04/10/2025
Quando Giulia Supino, regista e anima coraggiosa, mi propose l’idea di dare vita a Cu’ Caravaggio, confesso che rimasi spaventato. Non tanto per il nome che evocava già un gigante della pittura, ma per la responsabilità di affrontare un viaggio che non fosse semplice riproposizione, ma ricerca autentica di senso. Perché è facile, oggi, ripetere ciò che è stato già fatto e rifatto. La vera sfida, invece, è osare. Osare parole, visioni, domande. Osare nel cuore della complessità dei nostri giorni, in cui l’arte rischia troppo spesso di limitarsi a specchiarsi in sé stessa, dimenticando di consegnare messaggi utili.
Così è nato questo progetto, che più che spettacolo si è rivelato percorso. Un cammino di studio e di ricerca: letture teologiche, approfondimenti critici, confronti, notti spese a interrogarci su come restituire Caravaggio non come reliquia, ma come presenza viva. La sua ombra e la sua luce, i suoi chiaroscuri, i suoi abissi e le sue altezze sono diventati materia viva da evocare sulla scena.
Abbiamo scelto di concentrarci su quattro delle sue opere più significative, non per raccontarle ma per farle vibrare di nuovo, per permettere al pubblico di sentirle nel respiro del presente. E a questo si sono aggiunti tre testi inediti di canzoni, che ho firmato come parte di un dialogo poetico con il maestro lombardo: versi che nascono dal bisogno di dare voce a ciò che la pittura lascia intuire ma non dice. Musicati ed arrangiati da due maestri Ciro Formichella e Giovanni Barbaro che hanno scelto di condividere questo percorso con noi.
Cu’ Caravaggio non è stato dunque un lavoro di rassicurazione, ma di coraggio. È un invito a guardare il buio senza paura, a scorgere la luce che lo attraversa, a capire che ogni epoca – la nostra più che mai – ha bisogno di artisti, di spettatori, di esseri umani capaci di attraversare la complessità senza fuggirla.

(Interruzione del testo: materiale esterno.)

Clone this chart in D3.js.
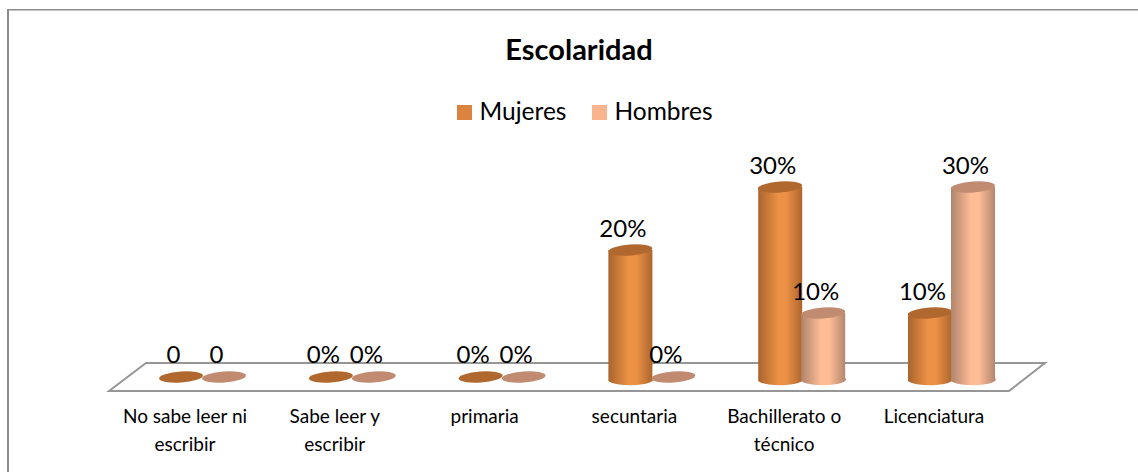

Il mio grazie, innanzitutto, va al Comune di Napoli e all’assessore Teresa Armato, che due anni fa rimase colpita dal progetto, riconoscendone subito la forza. Un ringraziamento speciale anche al Presidente del Consiglio Comunale, Enza Amato, che con spirito di amicizia e sincera condivisione ci ha sostenuti nel costruire un ponte autentico tra la nostra visione e l’amministrazione cittadina.
Un pensiero grato va poi al Corriere di Pianura, ad Antonio Di Maio e ad Augusto Santojanni, che non hanno mai fatto mancare la loro vicinanza alle nostre idee e il loro supporto concreto.
Un ringraziamento sentito ai musicisti, che incontrerete tra le pagine di questo magazine speciale e che hanno saputo tradurre in suono la vibrazione delle immagini; agli attori, straordinari talenti provenienti da periferie spesso dimenticate, che sorprenderanno per la loro intensità e bravura; e all’amico Giorgio Carandente Coscia, attore sublime, che ha sempre creduto nelle mie proposte e le ha sostenute con generosità.
Infine, il grazie più grande va a colei senza la quale Cu’ Caravaggio non sarebbe mai esistito: la regista Giulia Supino. Questo lavoro è stato scritto sì a due mani, ma soprattutto a quattro occhi. Occhi che hanno saputo guardare insieme nella stessa direzione, illuminando il coraggio di trasformare un’idea in un’opera viva. Oltre alla regia, Giulia ha curato con straordinaria dedizione la rete di collaborazioni con le scuole della città, ha seguito con precisione l’aspetto burocratico con il teatro Porta del Parco, ha orchestrato con passione e rigore l’organizzazione del cast e ha reso possibile una preziosa partnership con la scuola Progetto Danza, che ha arricchito ulteriormente la forza e la completezza del progetto.
Con Cu’ Caravaggio si chiude una trilogia che avevo iniziato con Cu’ Dante e poi proseguito con Cu’ Viviani. Tre viaggi diversi ma legati da un unico desiderio: far dialogare i grandi maestri del passato con il nostro presente, nelle pieghe luminose e dolorose delle nostre vite. Portare a compimento questo percorso mi riempie di emozione e di gratitudine, ma anche di un filo di amarezza: perché so quanto sia difficile fare arte in una periferia che meriterebbe opportunità, ma che troppo spesso rimane esclusa da scelte amministrative miopi e discutibili.
Eppure, nonostante le fatiche, i limiti e gli ostacoli, credo che proprio qui, nelle terre dimenticate, l’arte possa e debba rinascere. Perché è nelle periferie che il coraggio trova la sua voce più autentica, e che il sogno, se condiviso, può davvero diventare resistenza e futuro.